Report each line of the data that has "this" somewhere in it.

RECORD EXTRACTS
----
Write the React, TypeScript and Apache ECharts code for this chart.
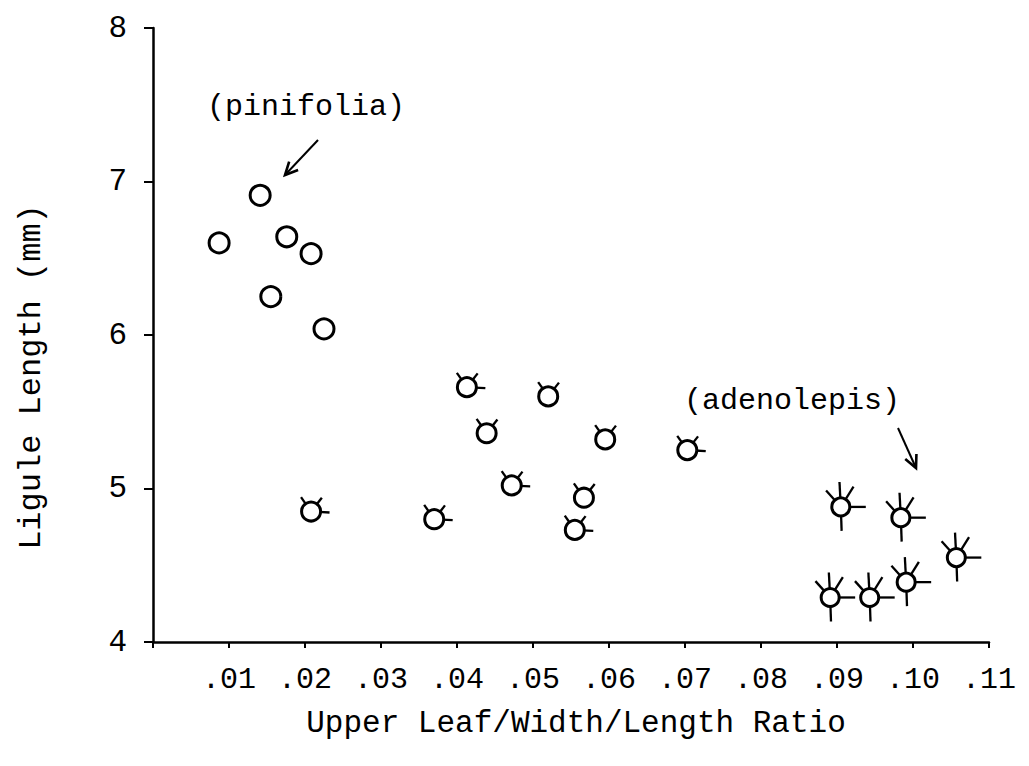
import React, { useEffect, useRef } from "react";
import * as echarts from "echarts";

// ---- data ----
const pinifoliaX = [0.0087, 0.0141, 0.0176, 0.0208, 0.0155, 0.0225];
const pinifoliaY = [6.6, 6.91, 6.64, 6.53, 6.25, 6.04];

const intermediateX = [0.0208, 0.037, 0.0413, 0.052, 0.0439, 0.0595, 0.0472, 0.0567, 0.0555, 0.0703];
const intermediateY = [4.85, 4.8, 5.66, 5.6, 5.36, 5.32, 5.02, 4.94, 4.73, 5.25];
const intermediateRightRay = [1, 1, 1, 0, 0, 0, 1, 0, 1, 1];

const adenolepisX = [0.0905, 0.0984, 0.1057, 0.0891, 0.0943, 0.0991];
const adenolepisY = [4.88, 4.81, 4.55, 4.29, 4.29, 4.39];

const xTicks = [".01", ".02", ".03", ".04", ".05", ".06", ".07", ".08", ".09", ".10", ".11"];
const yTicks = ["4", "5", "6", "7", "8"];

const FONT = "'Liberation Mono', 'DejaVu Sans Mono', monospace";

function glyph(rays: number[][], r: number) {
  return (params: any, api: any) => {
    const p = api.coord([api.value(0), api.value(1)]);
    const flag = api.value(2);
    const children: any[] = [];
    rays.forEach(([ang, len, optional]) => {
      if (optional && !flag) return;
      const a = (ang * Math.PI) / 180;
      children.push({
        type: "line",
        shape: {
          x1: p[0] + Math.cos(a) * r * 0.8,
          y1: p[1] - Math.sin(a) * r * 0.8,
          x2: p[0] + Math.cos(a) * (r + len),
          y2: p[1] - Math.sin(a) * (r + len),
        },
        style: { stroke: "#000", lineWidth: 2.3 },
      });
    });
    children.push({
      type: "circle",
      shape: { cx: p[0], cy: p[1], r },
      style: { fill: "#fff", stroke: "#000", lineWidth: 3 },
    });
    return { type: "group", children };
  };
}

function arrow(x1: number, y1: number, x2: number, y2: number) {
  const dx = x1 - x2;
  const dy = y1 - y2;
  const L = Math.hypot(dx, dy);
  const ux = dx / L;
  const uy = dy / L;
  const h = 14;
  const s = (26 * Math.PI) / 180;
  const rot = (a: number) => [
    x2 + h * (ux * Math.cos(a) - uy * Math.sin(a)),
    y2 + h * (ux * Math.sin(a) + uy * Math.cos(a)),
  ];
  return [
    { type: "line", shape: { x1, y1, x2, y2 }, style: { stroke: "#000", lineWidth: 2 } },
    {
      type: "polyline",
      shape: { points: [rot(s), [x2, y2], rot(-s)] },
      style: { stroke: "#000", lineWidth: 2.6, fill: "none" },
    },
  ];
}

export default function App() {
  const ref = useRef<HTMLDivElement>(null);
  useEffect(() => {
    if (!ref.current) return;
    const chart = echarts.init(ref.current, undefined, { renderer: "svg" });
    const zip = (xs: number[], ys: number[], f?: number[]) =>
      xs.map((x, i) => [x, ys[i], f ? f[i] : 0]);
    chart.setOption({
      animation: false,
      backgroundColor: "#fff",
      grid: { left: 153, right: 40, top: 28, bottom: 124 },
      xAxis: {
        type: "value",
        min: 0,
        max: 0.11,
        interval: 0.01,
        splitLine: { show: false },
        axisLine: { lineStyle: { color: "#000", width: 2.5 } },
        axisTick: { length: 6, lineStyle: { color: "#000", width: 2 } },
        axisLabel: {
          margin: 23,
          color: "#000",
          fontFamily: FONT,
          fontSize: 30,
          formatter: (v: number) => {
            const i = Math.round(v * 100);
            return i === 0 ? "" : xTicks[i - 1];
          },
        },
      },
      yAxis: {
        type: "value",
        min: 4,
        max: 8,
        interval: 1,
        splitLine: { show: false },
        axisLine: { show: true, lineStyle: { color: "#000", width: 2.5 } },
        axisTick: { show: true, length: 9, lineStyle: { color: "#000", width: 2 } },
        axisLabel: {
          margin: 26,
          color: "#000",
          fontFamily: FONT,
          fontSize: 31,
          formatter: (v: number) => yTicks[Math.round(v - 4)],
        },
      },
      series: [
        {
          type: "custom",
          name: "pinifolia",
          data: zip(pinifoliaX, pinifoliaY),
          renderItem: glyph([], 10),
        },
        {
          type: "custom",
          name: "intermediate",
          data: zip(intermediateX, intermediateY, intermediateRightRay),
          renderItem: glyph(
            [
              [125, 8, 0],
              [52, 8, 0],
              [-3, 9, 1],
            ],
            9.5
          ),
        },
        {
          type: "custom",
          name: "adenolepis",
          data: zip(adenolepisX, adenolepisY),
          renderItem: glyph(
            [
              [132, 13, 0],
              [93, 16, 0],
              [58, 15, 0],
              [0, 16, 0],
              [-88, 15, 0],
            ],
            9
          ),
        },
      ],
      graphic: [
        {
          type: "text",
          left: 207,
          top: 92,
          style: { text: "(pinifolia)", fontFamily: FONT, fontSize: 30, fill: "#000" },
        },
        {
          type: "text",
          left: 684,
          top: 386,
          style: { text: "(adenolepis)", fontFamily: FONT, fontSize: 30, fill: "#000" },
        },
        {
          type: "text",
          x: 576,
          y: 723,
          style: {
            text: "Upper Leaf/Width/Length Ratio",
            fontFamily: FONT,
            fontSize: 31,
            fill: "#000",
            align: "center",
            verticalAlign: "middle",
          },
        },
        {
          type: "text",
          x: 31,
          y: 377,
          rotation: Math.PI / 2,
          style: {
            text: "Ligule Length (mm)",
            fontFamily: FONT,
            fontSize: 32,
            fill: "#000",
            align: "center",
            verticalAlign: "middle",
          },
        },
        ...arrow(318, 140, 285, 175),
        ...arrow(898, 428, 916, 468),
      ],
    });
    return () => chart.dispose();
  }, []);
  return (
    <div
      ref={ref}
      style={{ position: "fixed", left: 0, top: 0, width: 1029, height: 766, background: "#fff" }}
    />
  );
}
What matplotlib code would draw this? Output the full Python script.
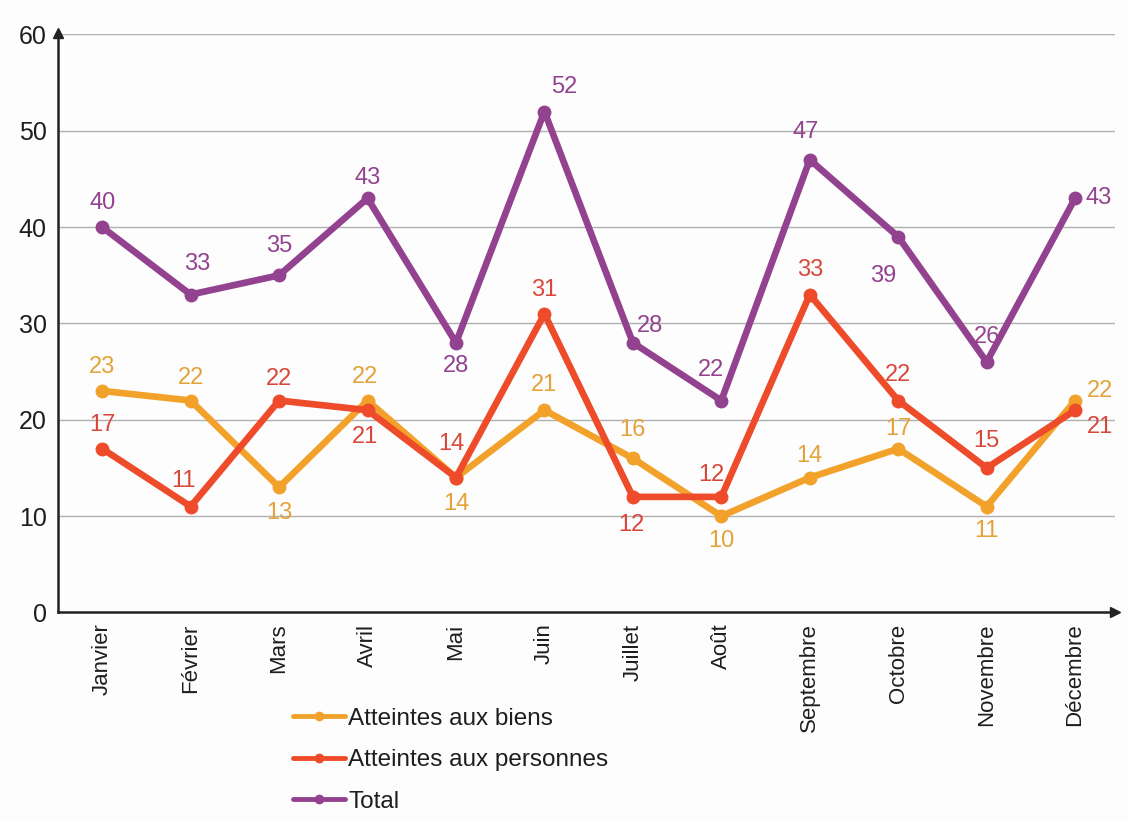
----
PROBLEM SOLUTION
Write the React, TypeScript and Apache ECharts code for this chart.
What matplotlib code would draw this? Output the full Python script.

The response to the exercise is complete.